While tariffs have long played a role in global trade, recent spikes in tariff rates have increased their visibility and their impact on businesses.
In response to rising costs, some companies have begun listing tariff-related surcharges separately on customer invoices. This practice raises an important question: When are these charges subject to sales tax?
The answer varies depending on the state. A critical factor in most jurisdictions is who holds responsibility for paying the tariff. If the seller imports the goods and passes the tariff cost on to the customer, that charge is generally considered part of the taxable sales price. On the other hand, if the buyer is the importer and pays the tariff directly, the cost is often excluded from the sales tax base. Although state guidance is inconsistent, some states have issued specific rules clarifying their approach.
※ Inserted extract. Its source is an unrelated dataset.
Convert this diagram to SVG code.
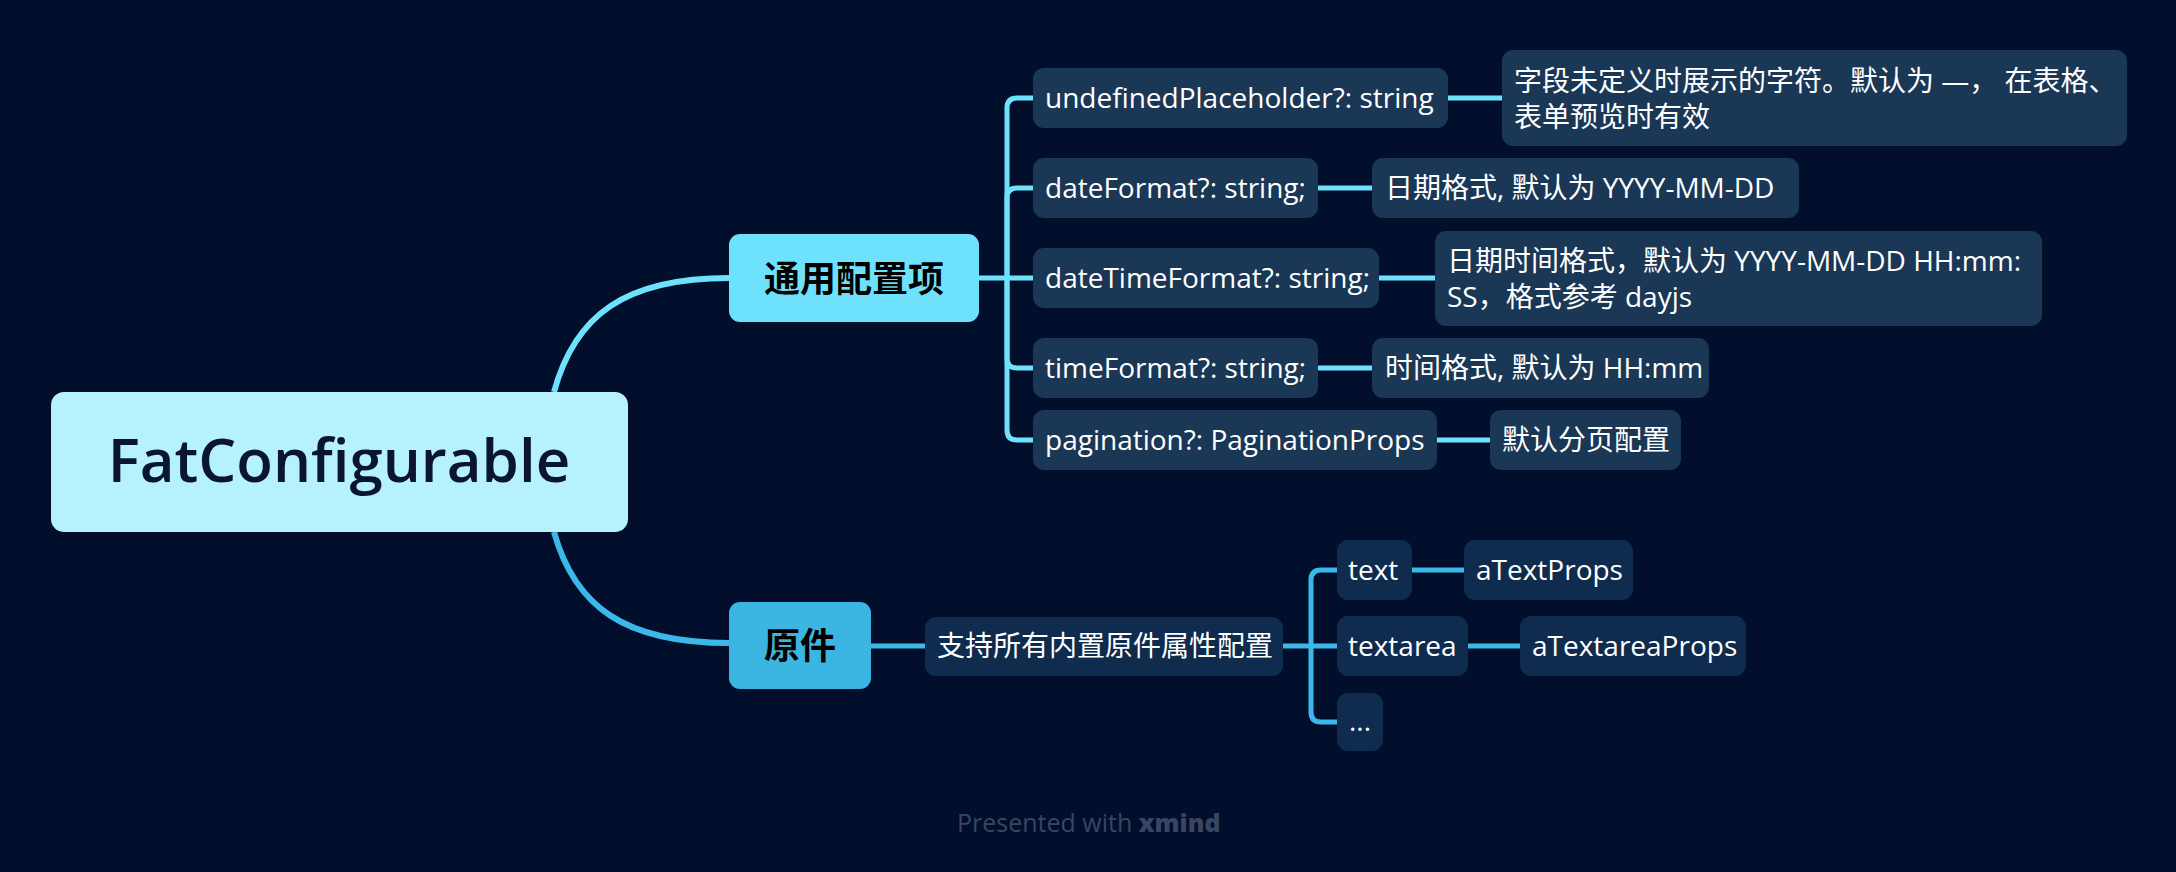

In a 2020 ruling (Rev. Rul. 20-4), South Carolina explained that if the purchaser is the importer and directly pays the tariff, then that tariff cost is not included in the gross proceeds or sales price used to calculate sales and use tax. The transaction with the seller and the tariff payment to the federal government are treated as separate.
However, when the seller is the importer and either includes the tariff in the item price or separately states it on the invoice, the cost is included in the taxable amount—unless the product itself is exempt from tax.
In May, New Jersey clarified its treatment of tariff-related fees, stating that charges passed to consumers are taxable, even if shown as separate line items. For example, if a tariff is levied on imported furniture and the seller increases prices to cover that cost, the full sales price—including the separately stated tariff amount—is subject to sales tax.
Whether or not a tariff is included in a state's sales tax base depends largely on who is responsible for importing the goods. In states like South Carolina, that distinction can change whether the surcharge is taxable. In others, such as New Jersey, any charge passed to the customer becomes taxable, regardless of how it’s labeled.
Given the patchwork of state-level rules, companies must pay close attention to their invoicing practices and import responsibilities. Doing so not only ensures compliance—it also offers an opportunity to optimize tax exposure, particularly for large purchases.
At Wei, Wei & Co., LLP, we help businesses understand how tax laws—including those affecting tariffs and sales tax—impact their financial operations. Our team provides strategic insight to help companies manage tax liabilities and remain compliant with evolving regulations.
If your business is navigating complex tax exposure related to tariffs, our professionals are here to help you evaluate options and reduce risk.
1. Are tariff surcharges subject to sales tax?
Short answer: It depends on your state and who pays the tariff.
Detail: In most jurisdictions, if the seller is the importer and recoups the tariff cost from the customer—whether built into the price or shown as a separate line item—that amount becomes part of the taxable sales price. If the buyer is the importer of record and pays the tariff directly to U.S. Customs, the fee is typically excluded from the sales-tax base.
2. Does separately stating a tariff fee on an invoice avoid sales tax?
No. States such as New Jersey have clarified that listing tariff charges separately does not remove them from the taxable price when the seller passes the cost to the customer.
3. How does South Carolina treat sales tax on tariffs?
South Carolina Rev. Rul. 20-4 explains that tariff costs are excluded from sales tax only when the purchaser is the importer of record and pays the tariff directly. When the seller is the importer, any tariff charge—separately stated or included in the price—remains taxable.
4. What is an “importer of record,” and why does it matter for sales tax?
The importer of record is the party legally responsible for clearing goods through customs and paying all associated duties and tariffs. Being the importer of record can shift the tariff cost away from the taxable sales price, potentially lowering the buyer’s sales-tax liability.
5. Are there strategies to minimize sales-tax exposure on tariffs?
Businesses often evaluate whether to become the importer of record for large purchases, use accurate item classifications, and review state-specific guidance. Consulting a multistate tax advisor can uncover additional planning opportunities.
6. Do all states follow the same rules on tariff and sales-tax treatment?
No. Sales-tax statutes vary widely. Some states have published formal guidance (e.g., South Carolina, New Jersey), while others remain silent. Companies must track each state’s rules where they ship or store inventory.